Unfortunately, most people don’t keep their email as secure as the data their inboxes contain would warrant. That’s actually incredibly alarming considering once someone has access to an email account, taking over additional accounts, sending spam, and stealing data and money is not a difficult task. Perusing the Internet and attempting to send password reset links from all the commonly used websites will yield a fair number of additional hijacked accounts that are incredibly difficult to reclaim ownership of. If you use any sort of online file storage or a chat service bundled with your email, your attacker now has access to a large amount of your data to do with as they please - and they likely won’t be friendly with it. Finally and most publicly is the spam that your contacts would be receiving from someone masquerading as you.
Unfortunately, that’s not the full extent of what can be obtained. By looking through the contact list, trash, and archive folders it isn’t a stretch to determine what banks you use, where you work, and who you talk to. In all likelihood, your online banking accounts will also send account confirmations and password reset emails to your inbox as well. At this point, it’s possible for an attacker to literally hold your accounts for a ransom. However, If the attacker isn’t up for putting on a show, then they’ll likely take what they can get their hands on and sell the rest. Many established accounts with online retailers and social networks can be bought and sold as commodities on the darker side of the Internet.

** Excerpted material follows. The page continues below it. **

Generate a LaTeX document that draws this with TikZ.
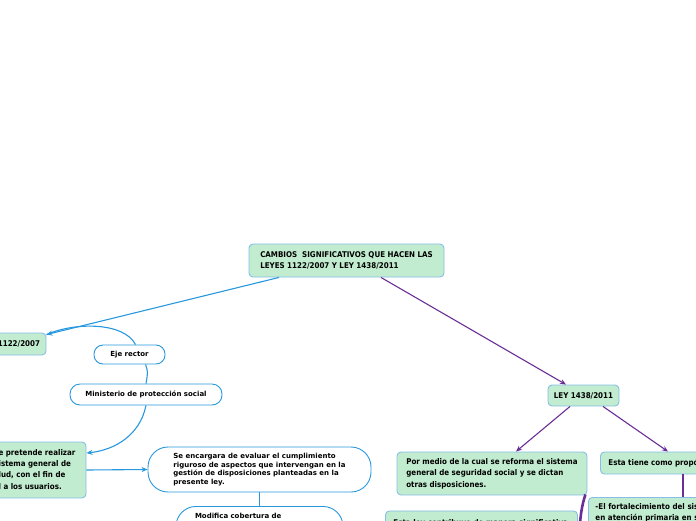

Considering that access to a single email account can destroy every side of an online identity from public accounts to private files, something that does happen - one such story was covered by me: http://www.thenaterhood.com/blog/index.php?id=post&node=2012.08.08, better ways of securing email are being implemented by webmail providers. The web can be a scary place, and the fact that in general people don’t put a lot of effort into making sure the center of their personal web is secure is scary and easily remedied. Many webmail providers including Google, Yahoo, and Outlook now offer additional two-step authentication so that logging in requires both a password and your cell phone. Keeping your data safe on the web is up to you, not just the services you entrust it to, so make sure to use the security features available.